• _WRITTEN INSTRUCTION_: From the first line of the listing below to the line with "import plotly.graph_objects as go", print each line exactly, and nothing more. Leave out the pictures.

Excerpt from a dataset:

• • • •

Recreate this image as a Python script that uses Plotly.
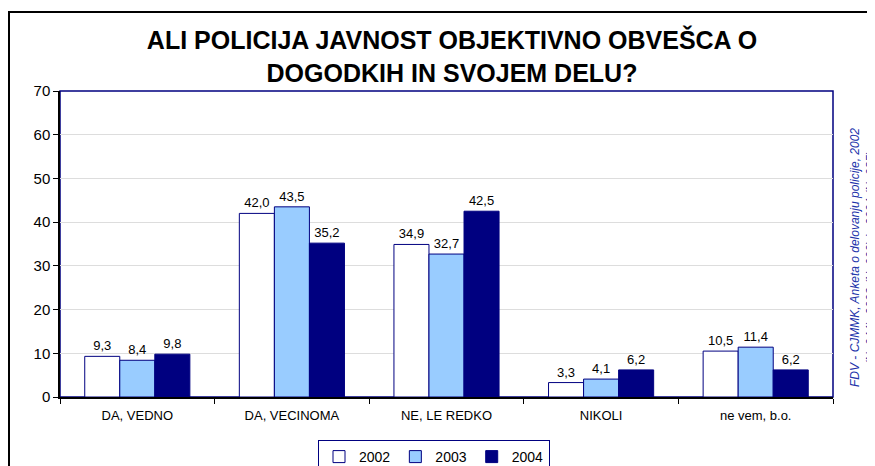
import plotly.graph_objects as go

categories = ["DA, VEDNO", "DA, VECINOMA", "NE, LE REDKO", "NIKOLI", "ne vem, b.o."]
v2002 = [9.3, 42.0, 34.9, 3.3, 10.5]
v2003 = [8.4, 43.5, 32.7, 4.1, 11.4]
v2004 = [9.8, 35.2, 42.5, 6.2, 6.2]
years = ["2002", "2003", "2004"]
fills = ["#FFFFFF", "#99CCFF", "#000080"]

W, H = 875, 466
OFF = 8  # page body margin shifts the figure by 8px
L, R, T, B = 60 - OFF, 833 - OFF, 91 - OFF, 397 - OFF

def fmt(v):
    return f"{v:.1f}".replace(".", ",")

fig = go.Figure()
for name, vals, col in zip(years, [v2002, v2003, v2004], fills):
    fig.add_trace(go.Bar(
        x=categories, y=vals, name=name,
        marker=dict(color=col, line=dict(color="#000080", width=1)),
        text=[fmt(v) for v in vals], textposition="outside",
        textfont=dict(family="Arial, Liberation Sans", size=13, color="#000000"),
        cliponaxis=False,
    ))

pw, ph = R - L, B - T
def px_x(p): return (p - OFF - L) / pw
def px_y(p): return (B - (p - OFF)) / ph

fig.update_layout(
    width=W, height=H,
    margin=dict(l=L, r=W - R, t=T, b=H - B, autoexpand=False),
    paper_bgcolor="#FFFFFF", plot_bgcolor="#FFFFFF",
    barmode="group", bargap=0.32, bargroupgap=0,
    font=dict(family="Arial, Liberation Sans", color="#000000"),
    title=dict(
        text="<b>ALI POLICIJA JAVNOST OBJEKTIVNO OBVEŠCA O<br>DOGODKIH IN SVOJEM DELU?</b>",
        x=(452 - OFF) / W, xanchor="center", y=1 - (49 - OFF) / H, yanchor="middle",
        font=dict(family="Arial, Liberation Sans", size=25, color="#000000"),
    ),
    showlegend=True,
    legend=dict(
        orientation="h", x=px_x(434), xanchor="center", y=px_y(440), yanchor="top",
        bordercolor="#000080", borderwidth=1, bgcolor="#FFFFFF",
        font=dict(size=14, family="Arial, Liberation Sans"),
        itemwidth=30, tracegroupgap=0,
    ),
    xaxis=dict(
        automargin=False,
        showline=True, linecolor="#000000", linewidth=1.5,
        ticks="outside", tickson="boundaries", ticklen=5, tickcolor="#000000",
        tickfont=dict(size=13), showgrid=False, ticklabelstandoff=6,
    ),
    yaxis=dict(
        automargin=False,
        range=[0, 70], dtick=10, showline=True, linecolor="#000000", linewidth=1.5,
        ticks="outside", ticklen=5, tickcolor="#000000",
        tickfont=dict(size=15), showgrid=True, gridcolor="#DDDDDD", gridwidth=1,
        zeroline=False,
    ),
    shapes=[
        dict(type="rect", xref="paper", yref="paper", x0=0, y0=0, x1=1, y1=1,
             line=dict(color="#000080", width=1.5), layer="below"),
        dict(type="rect", xref="paper", yref="paper",
             x0=px_x(9), y0=px_y(490), x1=px_x(900), y1=px_y(12),
             line=dict(color="#000000", width=2), layer="below"),
    ],
    annotations=[
        dict(text="<i>FDV - CJMMK, Anketa o delovanju policije, 2002</i>",
             xref="paper", yref="paper", x=px_x(855), y=px_y(258),
             xanchor="center", yanchor="middle", textangle=-90, showarrow=False,
             font=dict(family="Arial, Liberation Sans", size=12, color="#2233AA")),
        dict(text="<i>(N=944), 2003 (N=992) in 2004 (N=985)</i>",
             xref="paper", yref="paper", x=px_x(871), y=px_y(258),
             xanchor="center", yanchor="middle", textangle=-90, showarrow=False,
             font=dict(family="Arial, Liberation Sans", size=12, color="#2233AA")),
    ],
)

fig.write_html("out.html")
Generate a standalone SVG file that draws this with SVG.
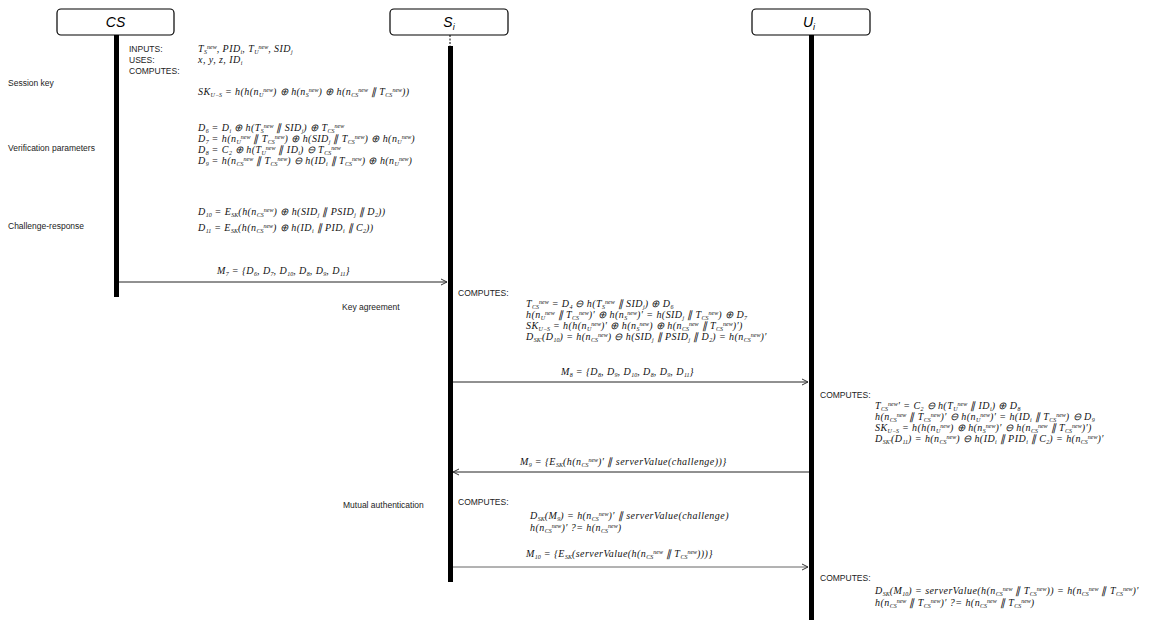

• • • •

• _WRITTEN ANSWER_:
Recreate this image as a Python script that uses Plotly.
import plotly.graph_objects as go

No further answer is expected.